Título: Ajuda só chega a 25% dos haitianos
Autor: Colon, Leandro ; Chade, Jamil
Fonte: O Estado de São Paulo, 27/01/2010, Internacional, p. A17

ONU admite problemas na doação de comida, que é feita pelos brasileiros em missões secretas para evitar tumultos

e A ONU reconheceu ontem ter conseguido alimentar apenas 25% dos sobreviventes e diz que, até hoje, nem sequer chegou a todos os que sofreram com a tragédia. Pelo menos 2 milhões de haitianos ainda dependem de ajuda alimentar. A dificuldade na distribuição de comidas aos haitianos é perceptível. Nos últimos dias, o Estado acompanhou cinco ações em que dezenas de pessoas foram para a fila, mas ficaram sem os mantimentos.

Não há distinção de região: Cité Soleil, Bel Air ou o Palácio Nacional. As tropas da ONU evitam divulgar aos haitianos quando e onde haverá entrega de mantimentos. A chegada costuma ser de surpresa, em articulação com os líderes comunitários de cada região. Oficialmente, o argumento dos militares é de que essas operações evitam tumultos.

O efeito, porém, tem sido o contrário. Antes, havia um privilégio para as mulheres na fila. Depois do terremoto, não há mais esse controle. Vale quem chegar primeiro. Assim como não se controla a quantidade de vezes que alguém recebe os mantimentos.

Ontem, as tropas brasileiras usaram gás lacrimogêneo para acalmar a população que brigava por comida na região do Palácio Nacional. A distribuição de oito toneladas chegou a ser interrompida. Em Cité Soleil, a polícia decidiu entregar comida por conta própria e teve de chamar ajuda brasileira.

Na terça-feira, patrulhas brasileiras organizaram a distribuição nos bairros de Bel Air e Deumas, onde milhares de pessoas dormem nas ruas desde o terremoto. Pelo rádio, os militares decidiam onde estacionariam para iniciar cada operação.

Durante o trajeto, haitianos que perambulam pelas ruas pediam para que as viaturas parassem. "Outro dia, aqui é outro dia", respondiam os soldados brasileiros. No entanto, receber a visita da missão da ONU também não significa comida debaixo do braço.

Em todas as operações acompanhadas pela reportagem, dezenas de haitianos vão para a fila, se espremem, e ficam sem comida. Na madrugada de ontem, muitos reclamavam não terem recebido nada.

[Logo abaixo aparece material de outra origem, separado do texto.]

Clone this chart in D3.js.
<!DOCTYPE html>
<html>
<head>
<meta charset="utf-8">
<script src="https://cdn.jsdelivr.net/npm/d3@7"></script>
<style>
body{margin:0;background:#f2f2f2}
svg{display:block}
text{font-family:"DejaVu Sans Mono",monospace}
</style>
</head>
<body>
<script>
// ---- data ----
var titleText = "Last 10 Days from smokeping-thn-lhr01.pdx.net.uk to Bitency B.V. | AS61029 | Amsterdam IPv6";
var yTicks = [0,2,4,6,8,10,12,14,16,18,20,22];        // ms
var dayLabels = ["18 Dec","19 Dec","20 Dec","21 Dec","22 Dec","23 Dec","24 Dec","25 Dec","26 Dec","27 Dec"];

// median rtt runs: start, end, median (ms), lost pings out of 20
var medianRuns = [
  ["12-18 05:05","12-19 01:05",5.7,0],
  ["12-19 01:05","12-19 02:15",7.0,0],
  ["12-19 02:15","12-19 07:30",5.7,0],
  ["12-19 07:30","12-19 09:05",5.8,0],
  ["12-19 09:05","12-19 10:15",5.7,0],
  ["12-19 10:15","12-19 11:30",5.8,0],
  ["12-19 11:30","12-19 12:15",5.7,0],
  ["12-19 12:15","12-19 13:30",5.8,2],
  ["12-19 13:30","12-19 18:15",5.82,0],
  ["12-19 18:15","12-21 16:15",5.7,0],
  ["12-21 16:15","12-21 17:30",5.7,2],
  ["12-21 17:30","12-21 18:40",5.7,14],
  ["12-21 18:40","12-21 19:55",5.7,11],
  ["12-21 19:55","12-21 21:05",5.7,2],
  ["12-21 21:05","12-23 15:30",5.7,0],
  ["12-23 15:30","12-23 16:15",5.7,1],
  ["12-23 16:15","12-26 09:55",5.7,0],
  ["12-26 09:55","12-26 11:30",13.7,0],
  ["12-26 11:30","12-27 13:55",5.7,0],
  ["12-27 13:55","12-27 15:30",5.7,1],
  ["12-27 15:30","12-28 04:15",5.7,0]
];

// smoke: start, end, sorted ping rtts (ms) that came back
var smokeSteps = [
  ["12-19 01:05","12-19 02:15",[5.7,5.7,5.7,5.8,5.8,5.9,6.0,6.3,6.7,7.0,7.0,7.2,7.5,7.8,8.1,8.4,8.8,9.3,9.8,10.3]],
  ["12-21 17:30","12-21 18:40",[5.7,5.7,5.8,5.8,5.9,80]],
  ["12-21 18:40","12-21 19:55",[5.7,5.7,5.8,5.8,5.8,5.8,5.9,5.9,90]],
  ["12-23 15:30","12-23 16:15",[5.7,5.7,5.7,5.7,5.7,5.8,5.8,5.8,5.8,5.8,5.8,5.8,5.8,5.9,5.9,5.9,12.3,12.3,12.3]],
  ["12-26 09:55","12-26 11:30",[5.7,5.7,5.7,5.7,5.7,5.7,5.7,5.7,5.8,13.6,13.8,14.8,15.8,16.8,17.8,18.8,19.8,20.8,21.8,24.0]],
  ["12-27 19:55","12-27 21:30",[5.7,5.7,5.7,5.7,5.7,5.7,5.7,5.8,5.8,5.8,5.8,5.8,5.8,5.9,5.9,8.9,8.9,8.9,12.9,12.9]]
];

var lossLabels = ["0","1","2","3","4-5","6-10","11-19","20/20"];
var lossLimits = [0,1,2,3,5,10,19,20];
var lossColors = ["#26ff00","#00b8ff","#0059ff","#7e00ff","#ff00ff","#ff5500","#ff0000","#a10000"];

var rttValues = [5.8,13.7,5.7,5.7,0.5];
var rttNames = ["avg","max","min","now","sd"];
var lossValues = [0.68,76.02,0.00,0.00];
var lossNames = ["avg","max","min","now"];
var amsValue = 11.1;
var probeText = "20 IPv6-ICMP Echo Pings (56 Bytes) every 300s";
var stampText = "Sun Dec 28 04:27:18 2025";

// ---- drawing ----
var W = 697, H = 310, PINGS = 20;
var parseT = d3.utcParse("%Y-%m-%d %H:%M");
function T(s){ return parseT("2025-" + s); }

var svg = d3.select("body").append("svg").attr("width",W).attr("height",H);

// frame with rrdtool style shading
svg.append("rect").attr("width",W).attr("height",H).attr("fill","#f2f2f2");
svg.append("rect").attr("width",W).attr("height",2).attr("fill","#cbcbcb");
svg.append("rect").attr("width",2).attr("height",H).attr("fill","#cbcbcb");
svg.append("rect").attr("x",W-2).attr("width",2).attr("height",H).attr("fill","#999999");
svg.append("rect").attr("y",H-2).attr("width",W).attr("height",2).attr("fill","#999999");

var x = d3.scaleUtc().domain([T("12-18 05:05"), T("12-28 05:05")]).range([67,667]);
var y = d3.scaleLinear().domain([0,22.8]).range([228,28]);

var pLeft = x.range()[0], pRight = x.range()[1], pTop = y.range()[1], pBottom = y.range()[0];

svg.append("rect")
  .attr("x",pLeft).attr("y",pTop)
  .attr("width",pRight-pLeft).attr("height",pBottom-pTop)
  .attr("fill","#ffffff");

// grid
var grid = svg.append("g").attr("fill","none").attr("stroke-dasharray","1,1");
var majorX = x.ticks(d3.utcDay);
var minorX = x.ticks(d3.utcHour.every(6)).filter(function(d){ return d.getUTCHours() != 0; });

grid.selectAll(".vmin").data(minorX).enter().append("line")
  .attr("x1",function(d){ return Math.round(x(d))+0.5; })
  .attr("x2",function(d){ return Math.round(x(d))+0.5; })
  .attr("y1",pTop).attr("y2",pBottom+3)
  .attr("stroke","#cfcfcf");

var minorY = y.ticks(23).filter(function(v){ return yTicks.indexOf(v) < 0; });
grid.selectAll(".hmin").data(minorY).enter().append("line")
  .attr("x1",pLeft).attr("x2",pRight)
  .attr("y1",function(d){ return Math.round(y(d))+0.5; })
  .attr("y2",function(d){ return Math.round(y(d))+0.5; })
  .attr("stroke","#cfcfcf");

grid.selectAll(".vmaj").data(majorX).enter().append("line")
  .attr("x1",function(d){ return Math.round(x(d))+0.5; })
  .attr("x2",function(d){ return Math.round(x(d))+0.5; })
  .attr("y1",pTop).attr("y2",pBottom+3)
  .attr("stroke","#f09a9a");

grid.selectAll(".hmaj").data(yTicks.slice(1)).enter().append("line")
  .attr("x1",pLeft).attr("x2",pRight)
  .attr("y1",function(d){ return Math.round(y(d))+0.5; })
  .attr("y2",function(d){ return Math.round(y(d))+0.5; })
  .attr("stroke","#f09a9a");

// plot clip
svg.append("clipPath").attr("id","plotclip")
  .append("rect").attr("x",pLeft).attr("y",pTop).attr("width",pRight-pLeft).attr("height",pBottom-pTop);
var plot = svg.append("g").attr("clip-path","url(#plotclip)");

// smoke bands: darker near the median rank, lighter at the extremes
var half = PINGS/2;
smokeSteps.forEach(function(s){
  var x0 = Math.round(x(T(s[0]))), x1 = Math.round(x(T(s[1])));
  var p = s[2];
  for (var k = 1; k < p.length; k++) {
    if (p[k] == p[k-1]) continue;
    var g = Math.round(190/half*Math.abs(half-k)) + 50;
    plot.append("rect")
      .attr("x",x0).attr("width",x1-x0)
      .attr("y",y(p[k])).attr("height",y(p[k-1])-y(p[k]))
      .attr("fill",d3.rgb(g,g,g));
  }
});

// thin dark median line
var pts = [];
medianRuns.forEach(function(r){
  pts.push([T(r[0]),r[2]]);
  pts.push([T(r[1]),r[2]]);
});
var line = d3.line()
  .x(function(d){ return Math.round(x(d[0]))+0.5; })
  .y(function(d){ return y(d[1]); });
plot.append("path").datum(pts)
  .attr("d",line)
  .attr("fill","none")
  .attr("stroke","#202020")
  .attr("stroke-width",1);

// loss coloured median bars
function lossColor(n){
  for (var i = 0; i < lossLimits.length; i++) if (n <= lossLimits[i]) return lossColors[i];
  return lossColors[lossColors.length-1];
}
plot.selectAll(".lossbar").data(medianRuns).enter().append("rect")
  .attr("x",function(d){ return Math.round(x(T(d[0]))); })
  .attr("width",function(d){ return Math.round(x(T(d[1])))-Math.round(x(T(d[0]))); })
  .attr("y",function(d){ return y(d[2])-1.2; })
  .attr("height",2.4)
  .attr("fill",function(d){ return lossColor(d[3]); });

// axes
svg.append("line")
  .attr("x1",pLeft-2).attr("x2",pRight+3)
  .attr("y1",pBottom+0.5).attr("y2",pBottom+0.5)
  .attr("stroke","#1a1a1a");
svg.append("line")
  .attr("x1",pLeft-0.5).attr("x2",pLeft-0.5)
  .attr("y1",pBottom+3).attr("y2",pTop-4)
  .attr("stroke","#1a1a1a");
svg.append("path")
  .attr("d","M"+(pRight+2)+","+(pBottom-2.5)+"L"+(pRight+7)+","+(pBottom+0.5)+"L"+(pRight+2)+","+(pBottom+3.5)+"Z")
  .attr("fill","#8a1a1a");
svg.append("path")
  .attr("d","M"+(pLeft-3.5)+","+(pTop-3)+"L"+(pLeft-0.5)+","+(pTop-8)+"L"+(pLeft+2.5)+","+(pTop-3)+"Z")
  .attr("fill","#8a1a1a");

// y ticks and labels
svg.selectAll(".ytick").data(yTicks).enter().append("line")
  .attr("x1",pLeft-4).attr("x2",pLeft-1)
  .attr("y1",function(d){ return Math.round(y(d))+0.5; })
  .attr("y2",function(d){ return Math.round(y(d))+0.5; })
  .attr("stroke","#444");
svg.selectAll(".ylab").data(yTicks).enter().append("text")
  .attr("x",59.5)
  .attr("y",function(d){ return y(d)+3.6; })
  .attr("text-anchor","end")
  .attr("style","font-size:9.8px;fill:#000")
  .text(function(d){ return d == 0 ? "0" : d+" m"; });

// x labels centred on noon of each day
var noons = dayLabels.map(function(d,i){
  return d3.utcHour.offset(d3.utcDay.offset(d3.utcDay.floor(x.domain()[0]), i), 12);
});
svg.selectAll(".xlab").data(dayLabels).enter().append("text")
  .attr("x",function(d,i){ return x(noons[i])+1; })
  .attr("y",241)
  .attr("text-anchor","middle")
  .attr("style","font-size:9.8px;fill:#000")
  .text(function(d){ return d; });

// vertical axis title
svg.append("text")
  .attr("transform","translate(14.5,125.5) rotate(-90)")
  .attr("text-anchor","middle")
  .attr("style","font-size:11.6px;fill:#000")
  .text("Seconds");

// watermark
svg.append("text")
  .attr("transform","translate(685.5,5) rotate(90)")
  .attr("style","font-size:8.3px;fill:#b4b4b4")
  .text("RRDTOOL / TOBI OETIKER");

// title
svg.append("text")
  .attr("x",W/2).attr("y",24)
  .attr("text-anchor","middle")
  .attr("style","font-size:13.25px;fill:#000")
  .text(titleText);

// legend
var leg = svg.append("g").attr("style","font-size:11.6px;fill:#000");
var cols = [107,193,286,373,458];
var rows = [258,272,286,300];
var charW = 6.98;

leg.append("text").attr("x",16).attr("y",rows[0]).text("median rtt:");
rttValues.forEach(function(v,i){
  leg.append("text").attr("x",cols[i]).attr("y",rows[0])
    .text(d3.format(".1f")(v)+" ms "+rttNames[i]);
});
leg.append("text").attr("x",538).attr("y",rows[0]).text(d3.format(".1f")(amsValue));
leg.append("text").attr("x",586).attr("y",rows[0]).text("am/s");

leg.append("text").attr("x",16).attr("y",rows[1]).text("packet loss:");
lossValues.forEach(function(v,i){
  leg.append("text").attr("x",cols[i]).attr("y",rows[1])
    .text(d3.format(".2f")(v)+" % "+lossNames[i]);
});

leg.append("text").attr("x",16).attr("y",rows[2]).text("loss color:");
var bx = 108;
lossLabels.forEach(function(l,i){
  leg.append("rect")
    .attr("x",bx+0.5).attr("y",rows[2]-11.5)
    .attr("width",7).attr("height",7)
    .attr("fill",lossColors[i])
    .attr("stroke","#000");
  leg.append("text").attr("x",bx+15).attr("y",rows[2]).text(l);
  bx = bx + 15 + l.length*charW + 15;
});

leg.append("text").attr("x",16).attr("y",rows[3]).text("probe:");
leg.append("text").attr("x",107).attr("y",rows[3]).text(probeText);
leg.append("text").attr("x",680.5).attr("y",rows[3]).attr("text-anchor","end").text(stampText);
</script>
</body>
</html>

A ONU anunciou que pretende aumentar o valor destinado às operações humanitárias. O trabalho deverá ser mantido por pelo menos um ano - ao contrário da previsão inicial, que era de apenas seis meses. O problema é que apenas um terço do dinheiro, US$ 275 milhões, foi liberado até agora.

Outra prioridade do trabalho de socorro é o de garantir que barracas sejam enviadas ao Haiti. Até agora, a organização conta com apenas 40 mil barracas - boa parte ainda nem chegou.

A organização também anunciou que pretende dar mais atenção às cidades do interior, já que quase 300 mil sobreviventes deixaram a capital rumo a essas regiões. A ONU afirma que o atendimento aos haitianos está "entrando nos trilhos". "Ainda não é perfeito, mas a tarefa não é impossível", disse Elizabeth Byrs, porta-voz da organização.

Ontem, uma equipe dos EUA resgatou um homem sob os escombros de um prédio em Porto Príncipe. No entanto, os americanos disseram que ele esteve preso por 12 dias e não é um sobrevivente do terremoto do dia 12. Eles desconfiam que o homem, Rico Dibrivell, de 35 anos, que foi retirado coberto de pó, possa ser um saqueador que ficou preso entre as ruínas do edifício após uma das réplicas que atingiram a capital haitiana. Dibrivell foi levado ao hospital com uma perna quebrada.